21. //get the socket Streaming data
22. val socketStreaming = ssc.socketTextStream("master",9999)
23.
24. val data = socketStreaming.map(x =>(x,1))
25. //def window(windowDuration: Duration): DStream[T]
26. val getedData1 = data.window(Seconds(6))
27. println("windowDuration only : ")
28. getedData1.print()
29. //same as
30. // def window(windowDuration: Duration, slideDuration: Duration): DStream[T]
31. //val getedData2 = data.window(Seconds(9),Seconds(3))

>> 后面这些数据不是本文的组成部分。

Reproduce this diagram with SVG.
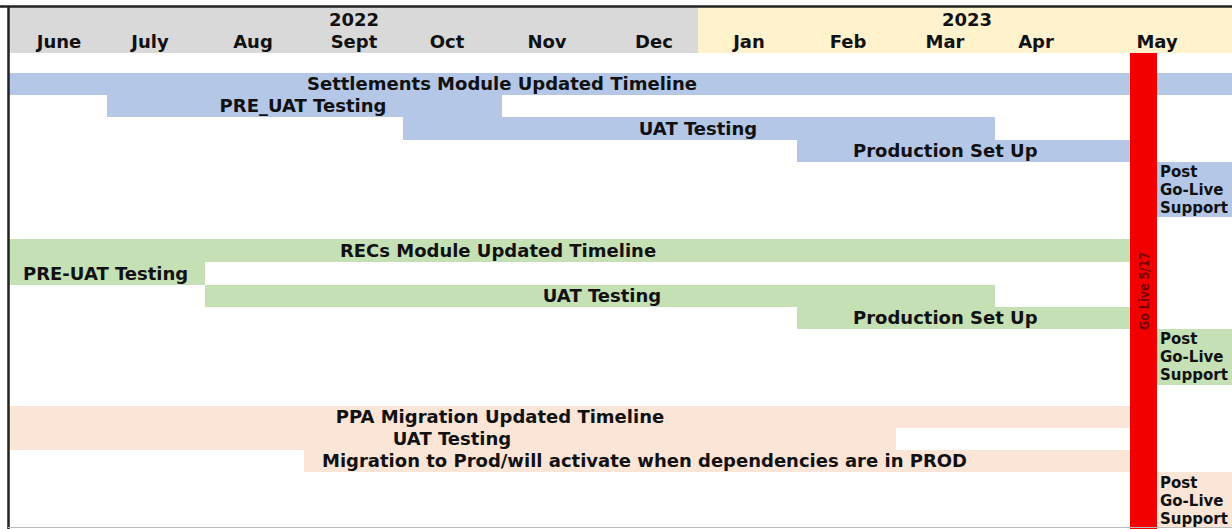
<svg xmlns="http://www.w3.org/2000/svg" width="1232" height="529" viewBox="0 0 1232 529">
  <style>
    text { font-family: "DejaVu Sans", Verdana, sans-serif; font-weight: bold; fill: #111; }
    .hdr { font-size: 18px; text-anchor: middle; }
    .lbl { font-size: 18px; }
    .mid { text-anchor: middle; }
    .post { font-size: 15px; }
    .blue { fill: #b4c7e7; }
    .green { fill: #c5e0b4; }
    .peach { fill: #fbe5d6; }
    .marker-label { font-size: 14px; fill: #7a0000; }
  </style>

  <rect width="1232" height="529" fill="#ffffff"/>

  <!-- header band: months by year -->
  <g id="header">
    <rect x="9" y="7" width="689" height="46" fill="#d9d9d9"/>
    <rect x="698" y="7" width="534" height="46" fill="#fff2cc"/>
    <text class="hdr" x="354" y="26">2022</text>
    <text class="hdr" x="967" y="26">2023</text>
    <text class="hdr" x="59" y="48">June</text>
    <text class="hdr" x="150" y="48">July</text>
    <text class="hdr" x="253" y="48">Aug</text>
    <text class="hdr" x="354" y="48">Sept</text>
    <text class="hdr" x="447" y="48">Oct</text>
    <text class="hdr" x="547" y="48">Nov</text>
    <text class="hdr" x="654" y="48">Dec</text>
    <text class="hdr" x="749" y="48">Jan</text>
    <text class="hdr" x="848" y="48">Feb</text>
    <text class="hdr" x="945" y="48">Mar</text>
    <text class="hdr" x="1036" y="48">Apr</text>
    <text class="hdr" x="1157" y="48">May</text>
  </g>

  <!-- Settlements module -->
  <g id="settlements">
    <rect class="blue" x="9" y="73" width="1223" height="22"/>
    <text class="lbl mid" x="502" y="90">Settlements Module Updated Timeline</text>
    <rect class="blue" x="107" y="95" width="395" height="22"/>
    <text class="lbl mid" x="303" y="112">PRE_UAT Testing</text>
    <rect class="blue" x="403" y="117" width="592" height="23"/>
    <text class="lbl mid" x="698" y="135">UAT Testing</text>
    <rect class="blue" x="797" y="140" width="333" height="22"/>
    <text class="lbl" x="853" y="157">Production Set Up</text>
    <rect class="blue" x="1157" y="162" width="75" height="55"/>
    <text class="post" x="1160" y="177">Post</text>
    <text class="post" x="1160" y="195">Go-Live</text>
    <text class="post" x="1160" y="213">Support</text>
  </g>

  <!-- RECs module -->
  <g id="recs">
    <rect class="green" x="9" y="239" width="1121" height="23"/>
    <text class="lbl mid" x="498" y="257">RECs Module Updated Timeline</text>
    <rect class="green" x="9" y="262" width="196" height="23"/>
    <text class="lbl" x="23" y="280">PRE-UAT Testing</text>
    <rect class="green" x="205" y="285" width="790" height="22"/>
    <text class="lbl mid" x="602" y="302">UAT Testing</text>
    <rect class="green" x="797" y="307" width="333" height="22"/>
    <text class="lbl" x="853" y="324">Production Set Up</text>
    <rect class="green" x="1157" y="329" width="75" height="56"/>
    <text class="post" x="1160" y="344">Post</text>
    <text class="post" x="1160" y="362">Go-Live</text>
    <text class="post" x="1160" y="380">Support</text>
  </g>

  <!-- PPA migration -->
  <g id="ppa">
    <rect class="peach" x="9" y="406" width="1121" height="22"/>
    <text class="lbl mid" x="500" y="423">PPA Migration Updated Timeline</text>
    <rect class="peach" x="9" y="428" width="887" height="22"/>
    <text class="lbl mid" x="452" y="445">UAT Testing</text>
    <rect class="peach" x="304" y="450" width="826" height="22"/>
    <text class="lbl" x="322" y="467">Migration to Prod/will activate when dependencies are in PROD</text>
    <rect class="peach" x="1157" y="472" width="75" height="55"/>
    <text class="post" x="1160" y="488">Post</text>
    <text class="post" x="1160" y="506">Go-Live</text>
    <text class="post" x="1160" y="524">Support</text>
  </g>

  <!-- go-live marker -->
  <g id="golive">
    <rect x="1130" y="53" width="27" height="476" fill="#f20000"/>
    <text class="marker-label" x="1148.5" y="330" textLength="78" lengthAdjust="spacingAndGlyphs" transform="rotate(-90 1148.5 330)">Go Live 5/17</text>
  </g>

  <!-- frame -->
  <g id="frame" fill="none">
    <line x1="0" y1="6.5" x2="1232" y2="6.5" stroke="#222" stroke-width="2.5"/>
    <line x1="8.5" y1="6" x2="8.5" y2="529" stroke="#222" stroke-width="2.5"/>
    <line x1="8" y1="527.5" x2="1232" y2="527.5" stroke="#bbb" stroke-width="1"/>
  </g>
</svg>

32. //println("Duration and SlideDuration : ")
33. //getedData2.print()
34.
35. ssc.start()
36. ssc.awaitTermination()
37. }
38.
39. }
--------------------reduceByKeyAndWindow操作--------------------------------
1. /**通过对每个滑动过来的窗口应用一个reduceByKey的操作,返回一个DSream,有点像
2. * `DStream.reduceByKey(),但是只是這个函数只是应用在滑动过来的窗口,hash分区是采用spark集群
3. * 默认的分区树
4. * @param reduceFunc 从左到右的reduce 函数
5. * @param windowDuration 窗口时间
6. * 滑动窗口默认是1个batch interval
7. * 分区数是是RDD默认(depend on spark集群core)
8. */
9. def reduceByKeyAndWindow(
10. reduceFunc: (V, V) => V,
11. windowDuration: Duration
12. ): DStream[(K, V)] = ssc.withScope {
13. reduceByKeyAndWindow(reduceFunc, windowDuration, self.slideDuration, defaultPartitioner())
14. }
15.
16. /**通过对每个滑动过来的窗口应用一个reduceByKey的操作,返回一个DSream,有点像
17. * `DStream.reduceByKey(),但是只是這个函数只是应用在滑动过来的窗口,hash分区是采用spark集群
18. * 默认的分区树
19. * @param reduceFunc 从左到右的reduce 函数
20. * @param windowDuration 窗口时间
21. * @param slideDuration 滑动时间
22. */
23. def reduceByKeyAndWindow(
24. reduceFunc: (V, V) => V,
25. windowDuration: Duration,
26. slideDuration: Duration
27. ): DStream[(K, V)] = ssc.withScope {
28. reduceByKeyAndWindow(reduceFunc, windowDuration, slideDuration, defaultPartitioner())
29. }
30.
31.
32. /**通过对每个滑动过来的窗口应用一个reduceByKey的操作,返回一个DSream,有点像
33. * `DStream.reduceByKey(),但是只是這个函数只是应用在滑动过来的窗口,hash分区是采用spark集群
34. * 默认的分区树
35. * @param reduceFunc 从左到右的reduce 函数
36. * @param windowDuration 窗口时间
37. * @param slideDuration 滑动时间
38.
39. * @param numPartitions 每个RDD的分区数.
40. */
41. def reduceByKeyAndWindow(
42. reduceFunc: (V, V) => V,
43. windowDuration: Duration,
44. slideDuration: Duration,
45. numPartitions: Int
46. ): DStream[(K, V)] = ssc.withScope {
47. reduceByKeyAndWindow(reduceFunc, windowDuration, slideDuration,
48. defaultPartitioner(numPartitions))
49. }
50.
51. /**
52. /**通过对每个滑动过来的窗口应用一个reduceByKey的操作,返回一个DSream,有点像
53. * `DStream.reduceByKey(),但是只是這个函数只是应用在滑动过来的窗口,hash分区是采用spark集群
54. * 默认的分区树
55. * @param reduceFunc 从左到右的reduce 函数
56. * @param windowDuration 窗口时间
57. * @param slideDuration 滑动时间
58.
59. * @param numPartitions 每个RDD的分区数.
60. * @param partitioner 设置每个partition的分区数
61. */
62. def reduceByKeyAndWindow(
63. reduceFunc: (V, V) => V,
64. windowDuration: Duration,
65. slideDuration: Duration,
66. partitioner: Partitioner
67. ): DStream[(K, V)] = ssc.withScope {
68. self.reduceByKey(reduceFunc, partitioner)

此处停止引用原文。